We delivered the last present this morning: This calendar, which I unwisely decided to make for E and Z's daycare when I saw this one at a friend's house. (She didn't help by saying, "You could make one.") It started out kind of fun...the planning part (although I didn't do nearly as much planning as I should have). And then after a series of comical setbacks--running out of thread in the middle of "Korner" and finding the replacement thread was not quite the same color; forgetting the "H" in "weather"--I came to the point of making the days and numbers and months, which I printed onto plain white fabric ironed onto freezer paper with our old printer, because I read on the internets (everything on the web must be true, right?) that this would work, and it did, sort of, except that the pages repeatedly jammed in the printer (which C wisely pointed out barely feeds regular paper) and then a drop of water landed on one and the ink smeared, letting me know way too late that I should have used the pre-treated sheets of fabric for printers (but pre-treated with what?).
As I sewed and turned and stuffed and handsewed dozens of the little thingies, I cursed myself over and over for not just buying the premade calendar in the first place.
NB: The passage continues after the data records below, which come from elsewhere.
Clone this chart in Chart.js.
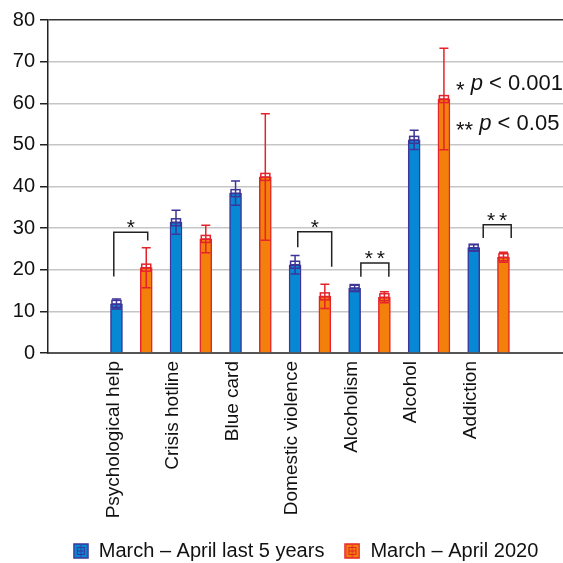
<!DOCTYPE html>
<html>
<head>
<meta charset="utf-8">
<script src="https://cdn.jsdelivr.net/npm/chart.js@4"></script>
<style>
  html, body { margin: 0; padding: 0; background: #fff; }
  #wrap { width: 563px; height: 563px; }
</style>
</head>
<body>
<div id="wrap"><canvas id="calls" width="563" height="563"></canvas></div>
<script>
const cats = ['Psychological help', 'Crisis hotline', 'Blue card', 'Domestic violence', 'Alcoholism', 'Alcohol', 'Addiction']
const last5 = [11.8, 31.4, 38.4, 21.2, 15.6, 51.2, 25.3]
const last5Err = [1.2, 2.9, 2.9, 2.2, 0.7, 2.3, 0.7]
const y2020 = [20.5, 27.4, 42.3, 13.6, 13.4, 61.0, 23.0]
const y2020Err = [4.8, 3.3, 15.2, 2.9, 1.3, 12.2, 1.2]
const yTicks = [0, 10, 20, 30, 40, 50, 60, 70, 80]

// significance brackets (x in bar slots, y in chart units)
const sigLeft = [-0.09, 6.09, 8.21, 12.32]
const sigRight = [1.05, 7.23, 9.15, 13.26]
const sigTop = [29.0, 29.1, 21.6, 30.8]
const sigLeftEnd = [18.4, 25.4, 18.3, 27.6]
const sigRightEnd = [27.0, 20.7, 18.3, 27.6]
const sigMarks = ['*', '*', '**', '**']

const FONT = "'Liberation Sans', Arial, sans-serif"
const BLUE = '#0788d4', BLUE_EDGE = '#3d3597'
const ORANGE = '#f2800a', ORANGE_EDGE = '#e5232b'

function legendIcon(fill, edge) {
  const c = document.createElement('canvas')
  c.width = 16; c.height = 16
  const g = c.getContext('2d')
  g.fillStyle = fill
  g.fillRect(1, 1, 14, 14)
  g.strokeStyle = edge
  g.lineWidth = 1.5
  g.strokeRect(1, 1, 14, 14)
  g.lineWidth = 1
  g.strokeRect(4.5, 4.5, 7, 7)
  g.beginPath()
  g.moveTo(4.5, 8); g.lineTo(11.5, 8)
  g.moveTo(8, 2); g.lineTo(8, 14)
  g.stroke()
  return c
}

const extras = {
  id: 'extras',
  afterDatasetsDraw(chart) {
    const ctx = chart.ctx
    const xs = chart.scales.x, ys = chart.scales.y
    ctx.save()
    // error bars
    chart.data.datasets.forEach(ds => {
      ctx.strokeStyle = ds.errColor
      ctx.lineWidth = 1.5
      ds.data.forEach((p, i) => {
        const x = xs.getPixelForValue(p.x)
        const yHi = ys.getPixelForValue(p.y + ds.errors[i])
        const yLo = ys.getPixelForValue(p.y - ds.errors[i])
        const ym = ys.getPixelForValue(p.y)
        ctx.beginPath()
        ctx.moveTo(x, yHi); ctx.lineTo(x, yLo)
        ctx.moveTo(x - 4.5, yHi); ctx.lineTo(x + 4.5, yHi)
        ctx.moveTo(x - 4.5, yLo); ctx.lineTo(x + 4.5, yLo)
        ctx.moveTo(x - 4.5, ym); ctx.lineTo(x + 4.5, ym)
        ctx.stroke()
        ctx.strokeRect(x - 4.5, ym - 3.5, 9, 7)
      })
    })
    // brackets
    ctx.strokeStyle = '#222'
    ctx.fillStyle = '#111'
    ctx.lineWidth = 1.5
    ctx.font = '21px ' + FONT
    ctx.textAlign = 'center'
    ctx.textBaseline = 'middle'
    sigMarks.forEach((m, i) => {
      const l = xs.getPixelForValue(sigLeft[i]), r = xs.getPixelForValue(sigRight[i])
      const t = ys.getPixelForValue(sigTop[i])
      ctx.beginPath()
      ctx.moveTo(l, ys.getPixelForValue(sigLeftEnd[i]))
      ctx.lineTo(l, t); ctx.lineTo(r, t)
      ctx.lineTo(r, ys.getPixelForValue(sigRightEnd[i]))
      ctx.stroke()
      const cx = (l + r) / 2
      if (m === '*') ctx.fillText('*', cx, t - 4)
      else { ctx.fillText('*', cx - 6, t - 4); ctx.fillText('*', cx + 6, t - 4) }
    })
    // p-value note
    const runs = [
      [['* ', false], ['p', true], [' < 0.001', false]],
      [['** ', false], ['p', true], [' < 0.05', false]]
    ]
    const baselines = [90, 130]
    ctx.textAlign = 'left'
    ctx.textBaseline = 'alphabetic'
    runs.forEach((line, k) => {
      let x = 456
      line.forEach(([txt, it]) => {
        ctx.font = (it ? 'italic ' : '') + '22px ' + FONT
        if (txt.indexOf('*') >= 0) ctx.fillText(txt, x, baselines[k] + 7)
        else ctx.fillText(txt, x, baselines[k])
        x += ctx.measureText(txt).width
      })
    })
    ctx.restore()
  }
}

const ctx = document.getElementById('calls').getContext('2d')
new Chart(ctx, {
  type: 'bar',
  data: {
    datasets: [{
      label: 'March – April last 5 years',
      data: cats.map((c, i) => ({x: 2 * i, y: last5[i]})),
      backgroundColor: BLUE,
      borderColor: BLUE_EDGE,
      borderWidth: 1.5,
      barThickness: 12,
      grouped: false,
      errors: last5Err,
      errColor: BLUE_EDGE,
      pointStyle: legendIcon(BLUE, BLUE_EDGE)
    }, {
      label: 'March – April 2020',
      data: cats.map((c, i) => ({x: 2 * i + 1, y: y2020[i]})),
      backgroundColor: ORANGE,
      borderColor: ORANGE_EDGE,
      borderWidth: 1.5,
      barThickness: 12,
      grouped: false,
      errors: y2020Err,
      errColor: ORANGE_EDGE,
      pointStyle: legendIcon(ORANGE, ORANGE_EDGE)
    }]
  },
  options: {
    responsive: false,
    animation: false,
    layout: {padding: {top: 20, right: 0, left: 0, bottom: -8}},
    scales: {
      x: {
        type: 'linear',
        offset: false,
        min: -2.3,
        max: 15,
        grid: {display: false},
        border: {color: '#555', width: 2},
        afterBuildTicks: s => { s.ticks = cats.map((c, i) => ({value: 2 * i - 0.1})) },
        afterFit: s => { s.height = 168 },
        ticks: {
          autoSkip: false,
          minRotation: 90,
          maxRotation: 90,
          padding: 0,
          color: '#111',
          font: {family: FONT, size: 19},
          callback: v => cats[Math.round(v / 2)]
        }
      },
      y: {
        min: 0,
        max: 80,
        afterBuildTicks: s => { s.ticks = yTicks.map(v => ({value: v})) },
        afterFit: s => { s.width = 48 },
        grid: {
          color: c => c.tick.value === 80 ? '#333' : '#c6c6c6',
          lineWidth: 1.5,
          tickColor: '#222',
          tickLength: 8
        },
        border: {color: '#222', width: 1.5},
        ticks: {
          padding: 5,
          color: '#111',
          font: {family: FONT, size: 20}
        }
      }
    },
    plugins: {
      tooltip: {enabled: false},
      legend: {
        position: 'bottom',
        fullSize: false,
        labels: {
          usePointStyle: true,
          boxWidth: 16,
          boxHeight: 16,
          padding: 20,
          color: '#111',
          font: {family: FONT, size: 20}
        }
      }
    }
  },
  plugins: [extras]
})
</script>
</body>
</html>
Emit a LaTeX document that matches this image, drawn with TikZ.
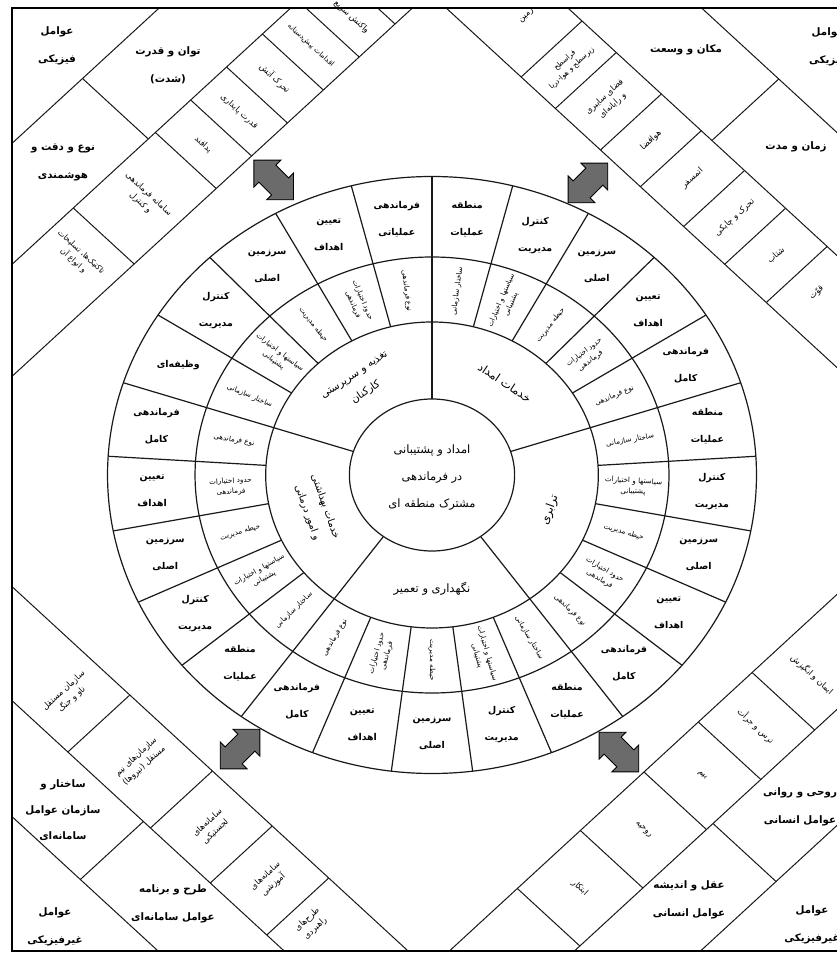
\documentclass[tikz,border=0pt]{standalone}
\usepackage{fontspec}
\TeXXeTstate=1
\newfontfamily\fafont[Script=Arabic]{DejaVu Sans}
\newcommand\fa[1]{{\fafont\beginR #1\endR}}
\newcommand\radrot[1]{\pgfmathsetmacro\rot{atan2(sin(#1),1.087*cos(#1))}\pgfmathsetmacro\rot{\rot>90?\rot-180:(\rot<-90?\rot+180:\rot)}}
\newcommand\tanrot[1]{\pgfmathsetmacro\rot{atan2(cos(#1),-1.087*sin(#1))}\pgfmathsetmacro\rot{\rot>90?\rot-180:(\rot<-90?\rot+180:\rot)}}
\newcommand\dblarrow[3]{%
  \coordinate (#1) at #2;
  \begin{scope}[shift={(#1)},x=1pt,y=1pt,rotate=#3]
    \filldraw[arr] (28,0) -- (9,19) -- (9,12) -- (-9,12) -- (-9,19) -- (-28,0) -- (-9,-19) -- (-9,-12) -- (9,-12) -- (9,-19) -- cycle;
  \end{scope}}
\begin{document}
\begin{tikzpicture}[x=1.087pt,y=1pt,
 ln/.style={draw=black!90,line width=1pt},
 rl/.style={draw=black!90,line width=1.2pt},
 big/.style={font=\fontsize{10.3}{28}\selectfont\bfseries,align=center,inner sep=0pt},
 olab/.style={font=\fontsize{9.4}{27}\selectfont\bfseries,align=center,inner sep=0pt},
 mlab/.style={font=\fontsize{7.2}{10.5}\selectfont,align=center,inner sep=0pt},
 slab/.style={font=\fontsize{8.3}{12}\selectfont,align=center,inner sep=0pt},
 seclab/.style={font=\fontsize{11.5}{24}\selectfont,align=center,inner sep=0pt},
 arr/.style={fill=black!58,draw=black,line width=0.9pt,line join=miter}]

\fill[white] (-397.43,-478) rectangle (371.66,475);
\useasboundingbox (-397.43,-478) rectangle (371.66,475);

% ---------- diagonal bands ----------
\begin{scope}
\clip (-386.4,-476) rectangle (380,467);
\begin{scope}[x={(-0.5435pt,0.5pt)},y={(0.5435pt,0.5pt)}] % top left
 \foreach \d in {485,597,718} \draw[ln] (\d,-\d) -- (\d,\d);
 \foreach \t in {-63,88,153,219,285,351,417} \draw[ln] (485,\t) -- (597,\t);
 \draw[ln] (597,75) -- (718,75);
\end{scope}
\begin{scope}[x={(0.5435pt,0.5pt)},y={(-0.5435pt,0.5pt)}] % top right
 \foreach \d in {480,592,715} \draw[ln] (\d,-\d) -- (\d,\d);
 \foreach \t in {316,253,170,96.6,17,-58.5,-135} \draw[ln] (480,\t) -- (592,\t);
 \draw[ln] (592,77) -- (715,77);
\end{scope}
\begin{scope}[x={(-0.5435pt,-0.5pt)},y={(0.5435pt,-0.5pt)}] % bottom left
 \foreach \d in {498,612,728} \draw[ln] (\d,-\d) -- (\d,\d);
 \foreach \t in {-58,94,204,308} \draw[ln] (498,\t) -- (612,\t);
 \draw[ln] (612,81) -- (728,81);
\end{scope}
\begin{scope}[x={(0.5435pt,-0.5pt)},y={(0.5435pt,0.5pt)}] % bottom right
 \foreach \d in {492,607,723} \draw[ln] (\d,-\d) -- (\d,\d);
 \foreach \t in {97,-2,-102,-219,-335} \draw[ln] (492,\t) -- (607,\t);
 \draw[ln] (607,-90) -- (723,-90);
\end{scope}
\end{scope}
\draw[line width=1.2pt] (-386.4,-476) rectangle (400,467);

% band texts, large cells
\node[big] (tlA) at (-242.9,410) {\fa{توان و قدرت}\\\fa{(شدت)}};
\node[big] (tlB) at (-339.5,313) {\fa{نوع و دقت و}\\\fa{هوشمندی}};
\node[big] (tlC) at (-345,429) {\fa{عوامل}\\\fa{فیزیکی}};
\node[big] (trA) at (233.7,425) {\fa{مکان و وسعت}};
\node[big] (trB) at (334.9,328) {\fa{زمان و مدت}};
\node[big] (trC) at (364.3,428) {\fa{عوامل}\\\fa{فیزیکی}};
\node[big,font=\fontsize{10.3}{26}\selectfont\bfseries] (blA) at (-339.5,-335) {\fa{ساختار و}\\\fa{سازمان عوامل}\\\fa{سامانه‌ای}};
\node[big] (blB) at (-238.3,-429) {\fa{طرح و برنامه}\\\fa{عوامل سامانه‌ای}};
\node[big] (blC) at (-346.8,-452) {\fa{عوامل}\\\fa{غیرفیزیکی}};
\node[big] (brA) at (338.5,-332) {\fa{روحی و روانی}\\\fa{عوامل انسانی}};
\node[big] (brB) at (236.4,-425) {\fa{عقل و اندیشه}\\\fa{عوامل انسانی}};
\node[big] (brC) at (349.6,-450) {\fa{عوامل}\\\fa{غیرفیزیکی}};

% band texts, small cells
\begin{scope}[x={(-0.5435pt,0.5pt)},y={(0.5435pt,0.5pt)}]
 \node[slab,rotate=-42.6,font=\fontsize{7.8}{11.5}\selectfont] (tl1) at (545,-108) {\fa{تاکتیک‌ها، تسلیحات}\\\fa{و انواع آن}};
 \node[slab,rotate=-42.6] (tl2) at (541,12) {\fa{سامانه فرماندهی}\\\fa{و کنترل}};
 \node[slab,rotate=-42.6] (tl3) at (541,120) {\fa{پدافند}};
 \node[slab,rotate=-42.6] (tl4) at (541,186) {\fa{قدرت پایداری}};
 \node[slab,rotate=-42.6] (tl5) at (541,252) {\fa{تحرک آتش}};
 \node[slab,rotate=-42.6,font=\fontsize{7.3}{10}\selectfont] (tl6) at (541,318) {\fa{اقدامات پیش‌دستانه}};
 \node[slab,rotate=-42.6] (tl7) at (532,384) {\fa{واکنش سریع}};
\end{scope}
\begin{scope}[x={(0.5435pt,0.5pt)},y={(-0.5435pt,0.5pt)}]
 \node[slab,rotate=42.6] (tr1) at (546,372) {\fa{زمین}};
 \node[slab,rotate=42.6,font=\fontsize{7.3}{10.5}\selectfont] (tr2) at (536,285) {\fa{فراسطح}\\\fa{زیرسطح و هوا-دریا}};
 \node[slab,rotate=42.6] (tr3) at (536,211) {\fa{فضای سایبری}\\\fa{و رایانه‌ای}};
 \node[slab,rotate=42.6] (tr4) at (536,133) {\fa{هوافضا}};
 \node[slab,rotate=42.6] (tr5) at (536,57) {\fa{اتمسفر}};
 \node[slab,rotate=42.6] (tr6) at (536,-21) {\fa{تحرک و چابکی}};
 \node[slab,rotate=42.6] (tr7) at (536,-97) {\fa{شتاب}};
 \node[slab,rotate=42.6] (tr8) at (536,-172) {\fa{قوّت}};
\end{scope}
\begin{scope}[x={(-0.5435pt,-0.5pt)},y={(0.5435pt,-0.5pt)}]
 \node[slab,rotate=42.6] (bl1) at (555,-115) {\fa{سازمان مستقل}\\\fa{ناو و جنگ}};
 \node[slab,rotate=42.6] (bl2) at (555,18) {\fa{سازمان‌های نیم}\\\fa{مستقل (نیروها)}};
 \node[slab,rotate=42.6] (bl3) at (555,149) {\fa{سامانه‌های}\\\fa{لجستیکی}};
 \node[slab,rotate=42.6] (bl4) at (555,256) {\fa{سامانه‌های}\\\fa{آموزشی}};
 \node[slab,rotate=42.6] (bl5) at (560,338) {\fa{طرح‌های}\\\fa{راهبردی}};
\end{scope}
\begin{scope}[x={(0.5435pt,-0.5pt)},y={(0.5435pt,0.5pt)}]
 \node[slab,rotate=-42.6] (br1) at (549,150) {\fa{ایمان و انگیزش}};
 \node[slab,rotate=-42.6] (br2) at (549,47) {\fa{ترس و جرأت}};
 \node[slab,rotate=-42.6] (br3) at (549,-52) {\fa{بیم}};
 \node[slab,rotate=-42.6] (br4) at (549,-160) {\fa{روحیه}};
 \node[slab,rotate=-42.6] (br5) at (549,-277) {\fa{ابتکار}};
\end{scope}

% ---------- rings ----------
\foreach \r in {76,153,218,298.5} \draw[rl] (0,0) circle (\r);
\foreach \k in {0,...,24} \draw[rl] ({90-14.4*\k}:153) -- ({90-14.4*\k}:298.5);
\foreach \a in {90,18,-54,-126,162} \draw[rl] (\a:76) -- (\a:153);

\node[seclab,font=\fontsize{11.5}{27}\selectfont] (core) at (0,-3) {\fa{امداد و پشتیبانی}\\\fa{در فرماندهی}\\\fa{مشترک منطقه ای}};

\tanrot{54}\node[seclab,rotate=\rot] (s1) at (54:114) {\fa{خدمات امداد}};
\tanrot{-18}\node[seclab,rotate=\rot] (s2) at (-18:114) {\fa{ترابری}};
\tanrot{-90}\node[seclab,rotate=\rot] (s3) at (-90:114) {\fa{نگهداری و تعمیر}};
\tanrot{-162}\node[seclab,rotate=\rot,font=\fontsize{10}{19}\selectfont] (s4) at (-162:112) {\fa{خدمات بهداشتی}\\\fa{و امور درمانی}};
\tanrot{126}\node[seclab,rotate=\rot,font=\fontsize{10.5}{21}\selectfont] (s5) at (126:112) {\fa{تغذیه و سرپرستی}\\\fa{کارکنان}};

% outer ring labels
\foreach \k/\a/\b in {0/منطقه/عملیات,1/کنترل/مدیریت,2/سرزمین/اصلی,3/تعیین/اهداف,4/فرماندهی/کامل,
 5/منطقه/عملیات,6/کنترل/مدیریت,7/سرزمین/اصلی,8/تعیین/اهداف,9/فرماندهی/کامل,
 10/منطقه/عملیات,11/کنترل/مدیریت,12/سرزمین/اصلی,13/تعیین/اهداف,14/فرماندهی/کامل,
 15/منطقه/عملیات,16/کنترل/مدیریت,17/سرزمین/اصلی,18/تعیین/اهداف,19/فرماندهی/کامل,
 21/کنترل/مدیریت,22/سرزمین/اصلی,23/تعیین/اهداف,24/فرماندهی/عملیاتی}
 {\node[olab] (o\k) at ({82.8-14.4*\k}:258) {\fa{\a}\\\fa{\b}};}
\node[olab] (o20) at ({82.8-14.4*20}:258) {\fa{وظیفه‌ای}};

% middle ring labels
\foreach \k in {0,...,24}{
 \pgfmathsetmacro\ang{82.8-14.4*\k}
 \radrot{\ang}
 \pgfmathtruncatemacro\m{mod(\k,5)}
 \node[mlab,rotate=\rot] (m\k) at (\ang:185.5) {\ifcase\m \fa{ساختار سازمانی}\or \fa{سیاستها و اختیارات}\\\fa{پشتیبانی}\or \fa{حیطه مدیریت}\or \fa{حدود اختیارات}\\\fa{فرماندهی}\or \fa{نوع فرماندهی}\fi};
}

% ---------- arrows ----------
\dblarrow{aTL}{(-145.6,295)}{-45}
\dblarrow{aTR}{(143.5,292)}{45}
\dblarrow{aBL}{(-176.6,-274)}{45}
\dblarrow{aBR}{(172,-277)}{-45}
\end{tikzpicture}
\end{document}
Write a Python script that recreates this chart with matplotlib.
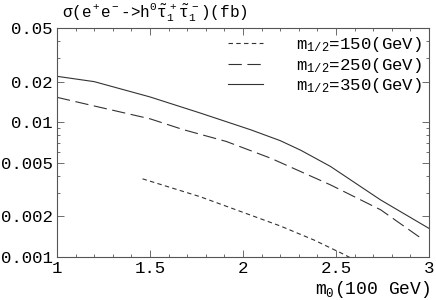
import matplotlib
matplotlib.use("Agg")
import matplotlib.pyplot as plt
from matplotlib.ticker import FixedLocator, NullFormatter

# --- data (x in 100 GeV, sigma in fb) ---
m0_350 = [1.0, 1.2, 1.5, 1.77, 2.04, 2.2, 2.31, 2.47, 2.74, 3.0]
sig_350 = [0.0219, 0.0200, 0.0154, 0.0117, 0.0088, 0.0073, 0.0062, 0.0047, 0.00265, 0.00163]

m0_250 = [1.0, 1.21, 1.5, 1.68, 1.91, 2.15, 2.47, 2.74, 2.97]
sig_250 = [0.0153, 0.0131, 0.0106, 0.0088, 0.0072, 0.0054, 0.00343, 0.00224, 0.00134]

m0_150 = [1.46, 1.77, 2.2, 2.38, 2.54, 2.6]
sig_150 = [0.0038, 0.0028, 0.0017, 0.00134, 0.00105, 0.00095]

x_ticks = [1, 1.5, 2, 2.5, 3]
x_labels = ["1", "1.5", "2", "2.5", "3"]
y_ticks = [0.001, 0.002, 0.005, 0.01, 0.02, 0.05]
y_labels = ["0.001", "0.002", "0.005", "0.01", "0.02", "0.05"]

plt.rcParams["font.family"] = ["Liberation Mono", "DejaVu Sans"]
plt.rcParams["mathtext.fontset"] = "custom"
plt.rcParams["mathtext.rm"] = "Liberation Mono"
plt.rcParams["mathtext.it"] = "Liberation Mono"

fig = plt.figure(figsize=(4.36, 3.0), dpi=100)
ax = fig.add_axes([57 / 436, 43 / 300, 372 / 436, 229 / 300])

lc = "#333333"
ax.plot(m0_150, sig_150, color=lc, lw=0.8, dashes=(4, 3),
        label=r"m$_{1/2}$=150(GeV)")
ax.plot(m0_250, sig_250, color=lc, lw=0.8, dashes=(12, 5),
        label=r"m$_{1/2}$=250(GeV)")
ax.plot(m0_350, sig_350, color=lc, lw=0.8,
        label=r"m$_{1/2}$=350(GeV)")

ax.set_yscale("log")
ax.set_xlim(1, 3)
ax.set_ylim(0.001, 0.05)

ax.xaxis.set_major_locator(FixedLocator(x_ticks))
ax.set_xticklabels(x_labels)
ax.xaxis.set_minor_locator(FixedLocator([1 + 0.1 * i for i in range(21)]))
ax.yaxis.set_major_locator(FixedLocator(y_ticks))
ax.set_yticklabels(y_labels)
ax.yaxis.set_minor_locator(FixedLocator(
    [0.003, 0.004, 0.006, 0.007, 0.008, 0.009, 0.03, 0.04]))
ax.yaxis.set_minor_formatter(NullFormatter())

ax.tick_params(which="both", direction="in", top=True, right=True,
               labelsize=12.5, color="#555555", width=0.6, pad=3)
ax.tick_params(which="major", length=5)
ax.tick_params(which="minor", length=2.5)
for s in ax.spines.values():
    s.set_color("#555555")
    s.set_linewidth(0.8)

leg = ax.legend(loc="upper right", frameon=False, fontsize=12.5,
                handlelength=2.0, handletextpad=1.9, labelspacing=0.1,
                borderaxespad=0.0)

fig.text(62 / 436, 1 - 13 / 300,
         r"$\sigma$(e$^+$e$^-$->h$^0\tilde{\tau}_1^{\ +}\tilde{\tau}_1^{\ -}$)(fb)",
         fontsize=11.5, va="center", ha="left")
fig.text(430 / 436, 1 - 289 / 300, r"m$_0$(100 GeV)",
         fontsize=13, va="center", ha="right")

fig.savefig("out.png", dpi=100)
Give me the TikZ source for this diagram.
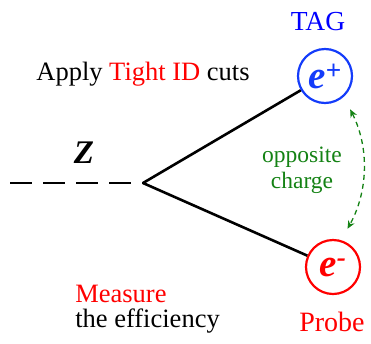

But by this point it was like one of those Army Corps of Engineer projects where when they get the Environmental Impact Statement saying it will be way too damaging, they've already put so much time and energy and money into it it's too late to turn back and they go forward anyway. (Fortunately I put very little money into this project--I had almost all of the needed materials on hand). When I came to the point of making seasons and weather, I cursed again (what does summer look like anyway)? And then when it was done, looking a little crooked and kind of slanty (maybe I should have used a ruler? and learned how to do freehand embroidery first??) I would have been more than a little disappointed if it weren't for the immense sense of relief that it was done (although more than a week after Christmas). C was admiring enough to say it would be wasted on daycare and we should keep it for ourselves (missing the obvious fact that the name of the daycare is emblazoned across the top), and when we dropped it off this morning they were appropriately rapturous about the whole thing, so either I'm too hard on myself or they're just really nice.

And now, in the post-holiday lull, instead of feeling full and content, I'm feeling edgy and anxious...full of ideas of what do NEXT Christmas, what gifts, what food to make, how to make the 12 days more of celebration time to ward off feelings of letdown, will Goodwill still have the vintage holiday table linens I didn't learn about till New Years? Not exactly being mindful (new year's resolution # 8).